-- Start --

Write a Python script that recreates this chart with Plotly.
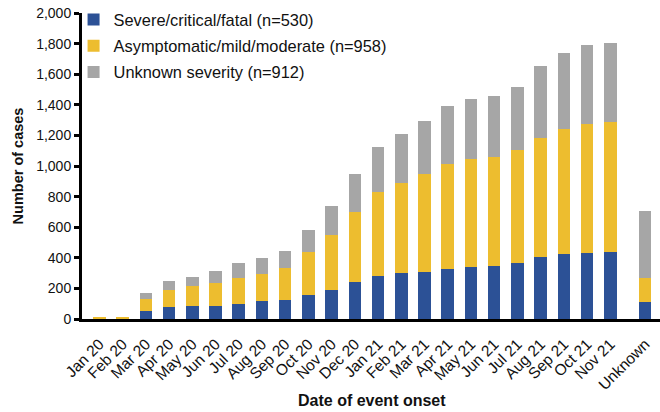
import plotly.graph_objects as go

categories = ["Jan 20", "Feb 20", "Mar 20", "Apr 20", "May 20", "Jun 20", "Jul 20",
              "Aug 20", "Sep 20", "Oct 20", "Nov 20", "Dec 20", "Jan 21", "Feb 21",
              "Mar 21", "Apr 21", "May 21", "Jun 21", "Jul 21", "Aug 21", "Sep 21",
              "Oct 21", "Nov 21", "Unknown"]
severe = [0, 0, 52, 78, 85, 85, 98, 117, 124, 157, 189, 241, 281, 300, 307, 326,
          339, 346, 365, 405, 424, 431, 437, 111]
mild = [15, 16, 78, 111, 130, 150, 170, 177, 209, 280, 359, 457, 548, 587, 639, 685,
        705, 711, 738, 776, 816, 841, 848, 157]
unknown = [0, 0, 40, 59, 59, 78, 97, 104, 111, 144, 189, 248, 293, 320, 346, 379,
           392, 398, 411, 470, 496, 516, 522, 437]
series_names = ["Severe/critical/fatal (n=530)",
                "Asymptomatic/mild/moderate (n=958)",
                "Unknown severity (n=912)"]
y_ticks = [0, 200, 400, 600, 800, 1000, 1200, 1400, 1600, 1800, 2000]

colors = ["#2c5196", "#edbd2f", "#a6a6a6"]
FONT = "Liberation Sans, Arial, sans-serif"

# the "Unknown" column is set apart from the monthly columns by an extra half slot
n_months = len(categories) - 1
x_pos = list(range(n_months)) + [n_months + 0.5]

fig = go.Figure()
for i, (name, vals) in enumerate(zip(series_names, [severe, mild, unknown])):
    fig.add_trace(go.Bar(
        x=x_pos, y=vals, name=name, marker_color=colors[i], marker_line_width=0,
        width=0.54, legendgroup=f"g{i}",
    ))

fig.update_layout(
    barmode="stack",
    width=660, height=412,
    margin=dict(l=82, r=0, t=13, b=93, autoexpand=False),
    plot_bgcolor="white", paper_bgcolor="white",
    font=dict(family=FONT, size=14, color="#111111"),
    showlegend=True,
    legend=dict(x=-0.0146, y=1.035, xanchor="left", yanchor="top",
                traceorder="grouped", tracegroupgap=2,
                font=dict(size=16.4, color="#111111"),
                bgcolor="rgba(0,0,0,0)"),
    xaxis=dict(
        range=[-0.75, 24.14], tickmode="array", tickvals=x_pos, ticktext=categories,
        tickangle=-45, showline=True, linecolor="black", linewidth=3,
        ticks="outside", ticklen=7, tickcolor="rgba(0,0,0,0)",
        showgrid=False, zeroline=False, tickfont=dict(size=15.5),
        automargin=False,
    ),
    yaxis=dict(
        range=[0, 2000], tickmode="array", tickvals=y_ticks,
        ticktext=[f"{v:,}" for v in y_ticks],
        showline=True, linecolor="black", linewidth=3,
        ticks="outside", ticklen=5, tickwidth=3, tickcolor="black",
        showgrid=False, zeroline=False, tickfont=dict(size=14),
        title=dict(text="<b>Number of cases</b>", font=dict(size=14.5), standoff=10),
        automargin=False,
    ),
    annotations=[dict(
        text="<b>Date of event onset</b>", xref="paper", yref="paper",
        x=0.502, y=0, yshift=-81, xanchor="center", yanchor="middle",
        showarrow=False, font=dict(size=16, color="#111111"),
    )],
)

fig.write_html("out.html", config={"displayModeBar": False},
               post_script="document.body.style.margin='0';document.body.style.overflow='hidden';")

-- End --

What to work on
Give the data again exactly as written, with all pictures left out.

Result of the task
Write a Python script that recreates this chart with Plotly.
import plotly.graph_objects as go

categories = ["Jan 20", "Feb 20", "Mar 20", "Apr 20", "May 20", "Jun 20", "Jul 20",
              "Aug 20", "Sep 20", "Oct 20", "Nov 20", "Dec 20", "Jan 21", "Feb 21",
              "Mar 21", "Apr 21", "May 21", "Jun 21", "Jul 21", "Aug 21", "Sep 21",
              "Oct 21", "Nov 21", "Unknown"]
severe = [0, 0, 52, 78, 85, 85, 98, 117, 124, 157, 189, 241, 281, 300, 307, 326,
          339, 346, 365, 405, 424, 431, 437, 111]
mild = [15, 16, 78, 111, 130, 150, 170, 177, 209, 280, 359, 457, 548, 587, 639, 685,
        705, 711, 738, 776, 816, 841, 848, 157]
unknown = [0, 0, 40, 59, 59, 78, 97, 104, 111, 144, 189, 248, 293, 320, 346, 379,
           392, 398, 411, 470, 496, 516, 522, 437]
series_names = ["Severe/critical/fatal (n=530)",
                "Asymptomatic/mild/moderate (n=958)",
                "Unknown severity (n=912)"]
y_ticks = [0, 200, 400, 600, 800, 1000, 1200, 1400, 1600, 1800, 2000]

colors = ["#2c5196", "#edbd2f", "#a6a6a6"]
FONT = "Liberation Sans, Arial, sans-serif"

# the "Unknown" column is set apart from the monthly columns by an extra half slot
n_months = len(categories) - 1
x_pos = list(range(n_months)) + [n_months + 0.5]

fig = go.Figure()
for i, (name, vals) in enumerate(zip(series_names, [severe, mild, unknown])):
    fig.add_trace(go.Bar(
        x=x_pos, y=vals, name=name, marker_color=colors[i], marker_line_width=0,
        width=0.54, legendgroup=f"g{i}",
    ))

fig.update_layout(
    barmode="stack",
    width=660, height=412,
    margin=dict(l=82, r=0, t=13, b=93, autoexpand=False),
    plot_bgcolor="white", paper_bgcolor="white",
    font=dict(family=FONT, size=14, color="#111111"),
    showlegend=True,
    legend=dict(x=-0.0146, y=1.035, xanchor="left", yanchor="top",
                traceorder="grouped", tracegroupgap=2,
                font=dict(size=16.4, color="#111111"),
                bgcolor="rgba(0,0,0,0)"),
    xaxis=dict(
        range=[-0.75, 24.14], tickmode="array", tickvals=x_pos, ticktext=categories,
        tickangle=-45, showline=True, linecolor="black", linewidth=3,
        ticks="outside", ticklen=7, tickcolor="rgba(0,0,0,0)",
        showgrid=False, zeroline=False, tickfont=dict(size=15.5),
        automargin=False,
    ),
    yaxis=dict(
        range=[0, 2000], tickmode="array", tickvals=y_ticks,
        ticktext=[f"{v:,}" for v in y_ticks],
        showline=True, linecolor="black", linewidth=3,
        ticks="outside", ticklen=5, tickwidth=3, tickcolor="black",
        showgrid=False, zeroline=False, tickfont=dict(size=14),
        title=dict(text="<b>Number of cases</b>", font=dict(size=14.5), standoff=10),
        automargin=False,
    ),
    annotations=[dict(
        text="<b>Date of event onset</b>", xref="paper", yref="paper",
        x=0.502, y=0, yshift=-81, xanchor="center", yanchor="middle",
        showarrow=False, font=dict(size=16, color="#111111"),
    )],
)

fig.write_html("out.html", config={"displayModeBar": False},
               post_script="document.body.style.margin='0';document.body.style.overflow='hidden';")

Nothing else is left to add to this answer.